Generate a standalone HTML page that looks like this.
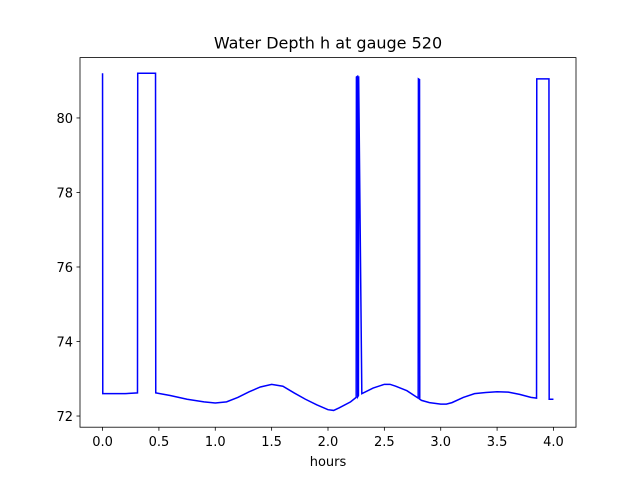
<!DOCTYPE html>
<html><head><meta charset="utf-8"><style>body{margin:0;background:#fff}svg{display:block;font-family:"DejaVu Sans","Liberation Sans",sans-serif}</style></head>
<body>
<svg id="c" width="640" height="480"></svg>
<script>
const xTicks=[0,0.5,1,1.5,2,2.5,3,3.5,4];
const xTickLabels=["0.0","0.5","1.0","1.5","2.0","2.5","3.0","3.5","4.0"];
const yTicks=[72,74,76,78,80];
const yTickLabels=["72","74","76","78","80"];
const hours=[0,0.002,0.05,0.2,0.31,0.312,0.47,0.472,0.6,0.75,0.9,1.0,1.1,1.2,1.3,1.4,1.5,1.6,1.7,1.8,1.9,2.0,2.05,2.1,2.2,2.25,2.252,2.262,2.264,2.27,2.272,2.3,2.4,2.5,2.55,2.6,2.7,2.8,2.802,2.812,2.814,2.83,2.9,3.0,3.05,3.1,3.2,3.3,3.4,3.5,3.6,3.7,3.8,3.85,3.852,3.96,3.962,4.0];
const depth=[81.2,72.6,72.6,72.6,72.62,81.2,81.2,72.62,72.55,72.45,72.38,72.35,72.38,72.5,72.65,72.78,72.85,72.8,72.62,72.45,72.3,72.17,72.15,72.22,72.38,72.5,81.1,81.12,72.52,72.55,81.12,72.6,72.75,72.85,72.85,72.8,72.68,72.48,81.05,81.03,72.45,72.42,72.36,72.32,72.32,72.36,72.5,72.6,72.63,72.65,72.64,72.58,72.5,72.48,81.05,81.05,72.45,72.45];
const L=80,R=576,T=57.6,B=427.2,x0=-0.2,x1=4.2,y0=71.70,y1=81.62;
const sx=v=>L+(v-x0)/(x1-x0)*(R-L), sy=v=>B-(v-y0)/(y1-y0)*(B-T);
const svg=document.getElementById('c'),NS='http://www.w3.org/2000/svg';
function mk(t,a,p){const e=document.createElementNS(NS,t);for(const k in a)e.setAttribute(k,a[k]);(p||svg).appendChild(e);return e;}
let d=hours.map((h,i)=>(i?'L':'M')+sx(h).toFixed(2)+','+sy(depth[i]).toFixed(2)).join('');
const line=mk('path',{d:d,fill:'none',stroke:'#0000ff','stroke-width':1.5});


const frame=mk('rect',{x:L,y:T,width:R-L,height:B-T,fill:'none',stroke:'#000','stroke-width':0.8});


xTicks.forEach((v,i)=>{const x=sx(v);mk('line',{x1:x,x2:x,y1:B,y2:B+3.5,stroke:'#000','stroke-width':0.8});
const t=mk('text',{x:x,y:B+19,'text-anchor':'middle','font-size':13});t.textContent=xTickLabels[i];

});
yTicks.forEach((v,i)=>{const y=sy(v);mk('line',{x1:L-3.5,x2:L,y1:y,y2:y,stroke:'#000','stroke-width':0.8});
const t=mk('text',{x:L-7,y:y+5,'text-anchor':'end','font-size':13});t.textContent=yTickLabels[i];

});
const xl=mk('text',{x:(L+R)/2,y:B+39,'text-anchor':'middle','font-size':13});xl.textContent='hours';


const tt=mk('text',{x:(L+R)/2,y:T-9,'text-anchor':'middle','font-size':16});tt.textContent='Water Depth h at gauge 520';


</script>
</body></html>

What you need to do ▸ Leave every image out, and retype the material exactly.

Written response ▸
Generate a standalone HTML page that looks like this.
<!DOCTYPE html>
<html><head><meta charset="utf-8"><style>body{margin:0;background:#fff}svg{display:block;font-family:"DejaVu Sans","Liberation Sans",sans-serif}</style></head>
<body>
<svg id="c" width="640" height="480"></svg>
<script>
const xTicks=[0,0.5,1,1.5,2,2.5,3,3.5,4];
const xTickLabels=["0.0","0.5","1.0","1.5","2.0","2.5","3.0","3.5","4.0"];
const yTicks=[72,74,76,78,80];
const yTickLabels=["72","74","76","78","80"];
const hours=[0,0.002,0.05,0.2,0.31,0.312,0.47,0.472,0.6,0.75,0.9,1.0,1.1,1.2,1.3,1.4,1.5,1.6,1.7,1.8,1.9,2.0,2.05,2.1,2.2,2.25,2.252,2.262,2.264,2.27,2.272,2.3,2.4,2.5,2.55,2.6,2.7,2.8,2.802,2.812,2.814,2.83,2.9,3.0,3.05,3.1,3.2,3.3,3.4,3.5,3.6,3.7,3.8,3.85,3.852,3.96,3.962,4.0];
const depth=[81.2,72.6,72.6,72.6,72.62,81.2,81.2,72.62,72.55,72.45,72.38,72.35,72.38,72.5,72.65,72.78,72.85,72.8,72.62,72.45,72.3,72.17,72.15,72.22,72.38,72.5,81.1,81.12,72.52,72.55,81.12,72.6,72.75,72.85,72.85,72.8,72.68,72.48,81.05,81.03,72.45,72.42,72.36,72.32,72.32,72.36,72.5,72.6,72.63,72.65,72.64,72.58,72.5,72.48,81.05,81.05,72.45,72.45];
const L=80,R=576,T=57.6,B=427.2,x0=-0.2,x1=4.2,y0=71.70,y1=81.62;
const sx=v=>L+(v-x0)/(x1-x0)*(R-L), sy=v=>B-(v-y0)/(y1-y0)*(B-T);
const svg=document.getElementById('c'),NS='http://www.w3.org/2000/svg';
function mk(t,a,p){const e=document.createElementNS(NS,t);for(const k in a)e.setAttribute(k,a[k]);(p||svg).appendChild(e);return e;}
let d=hours.map((h,i)=>(i?'L':'M')+sx(h).toFixed(2)+','+sy(depth[i]).toFixed(2)).join('');
const line=mk('path',{d:d,fill:'none',stroke:'#0000ff','stroke-width':1.5});


const frame=mk('rect',{x:L,y:T,width:R-L,height:B-T,fill:'none',stroke:'#000','stroke-width':0.8});


xTicks.forEach((v,i)=>{const x=sx(v);mk('line',{x1:x,x2:x,y1:B,y2:B+3.5,stroke:'#000','stroke-width':0.8});
const t=mk('text',{x:x,y:B+19,'text-anchor':'middle','font-size':13});t.textContent=xTickLabels[i];

});
yTicks.forEach((v,i)=>{const y=sy(v);mk('line',{x1:L-3.5,x2:L,y1:y,y2:y,stroke:'#000','stroke-width':0.8});
const t=mk('text',{x:L-7,y:y+5,'text-anchor':'end','font-size':13});t.textContent=yTickLabels[i];

});
const xl=mk('text',{x:(L+R)/2,y:B+39,'text-anchor':'middle','font-size':13});xl.textContent='hours';


const tt=mk('text',{x:(L+R)/2,y:T-9,'text-anchor':'middle','font-size':16});tt.textContent='Water Depth h at gauge 520';


</script>
</body></html>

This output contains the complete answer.